A team of chemists led by Bin Tan, from China’s Southern University of Science and Technology, and Kendall Houk, from the University of California Los Angeles, US, have found a set of phosphoric acid catalysts that, for the first time, makes the Ugi reaction churn out products with up to 94% enantiomeric excess.

A scheme showing the catalytic asymmetric 4-component Ugi reaction

Source: © Science / AAAS

The team identified two different chiral phosphoric acids (CPA4, CPA6) that give good selectivity with aromatic and aliphatic aldehydes

However, this solution wasn’t at all obvious. The Ugi reaction is notoriously difficult to keep under chiral control as it doesn’t actually need a catalyst. ‘It is a multicomponent reaction with multiple intermediates in equilibrium,’ explains organic chemist Vishal Rai from the Indian Institute of Science Education and Research Bhopal. ‘The fact that a few of them can coordinate with solvents and other species in the milieu made it a black box for a long time.’

Structures of chiral phosphoric acids

Source: © Science / AAAS

An established steric model was not sufficient to predict the stereoselectivity of the new phosphoric acid catalysts

‘We evaluated every chiral phosphoric acid in our library,’ says Tan, ‘[but] we did not get satisfactory results.’ Only after several rounds of structural tuning the team finally came across a phosphoric acid with an axially chiral spirobiindane backbone.
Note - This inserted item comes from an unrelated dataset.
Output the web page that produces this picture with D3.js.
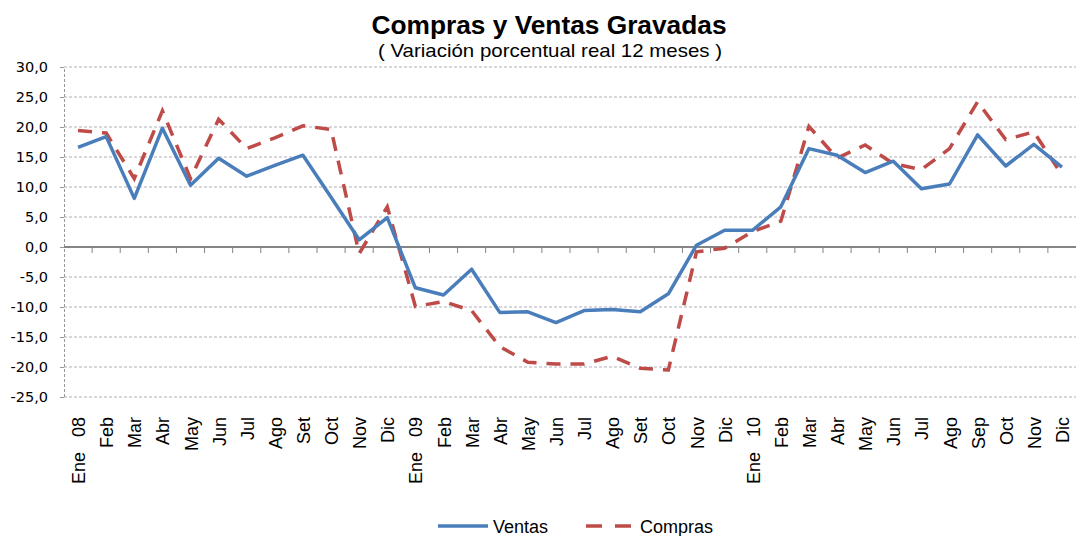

It not only overrides uncatalysed background reactivity, but also suppresses the many side reactions the Ugi process is plagued by.
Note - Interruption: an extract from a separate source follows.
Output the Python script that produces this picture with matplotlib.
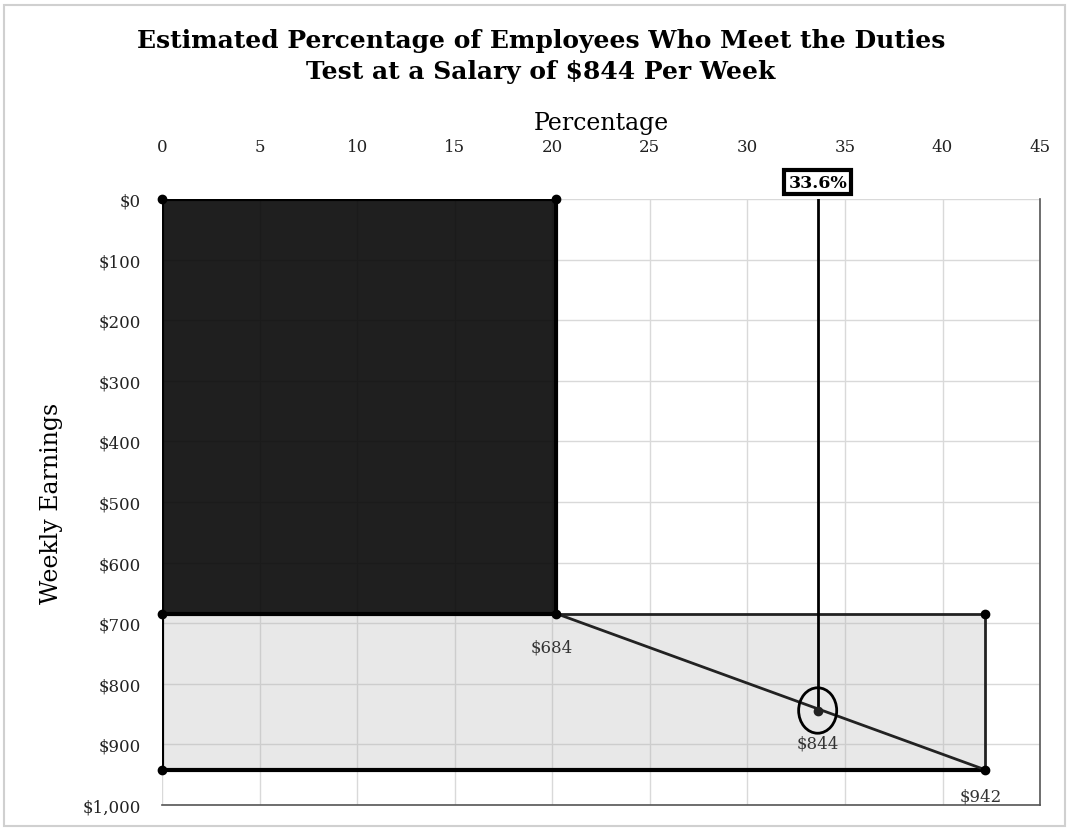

The team was surprised to find that the catalyst forms attractive non-covalent interactions with the substrate in the enantioselective step. Usually, steric repulsion is the decisive factor when it comes to controlling chirality. ‘In fact, a steric-based model developed by [Jonathan] Goodman’s group in Cambridge – very useful in many cases – fails to predict the correct enantiomers in our case,’ Houk says.

Lisa Moni, who works on multicomponent reactions at the University of Genoa, Italy, praises the reaction’s mild conditions and broad scope of more than 80 acylaminoamides. ‘This work brings a remarkable development in the field,’ agrees Rai. However, Moni says, ‘the catalysts are not commercially available and their synthesis seems not easy’.

Since the Ugi reaction produces peptide-like structures, Tan hopes to apply the method to make bioactive molecules, and to test it out in other multicomponent reactions.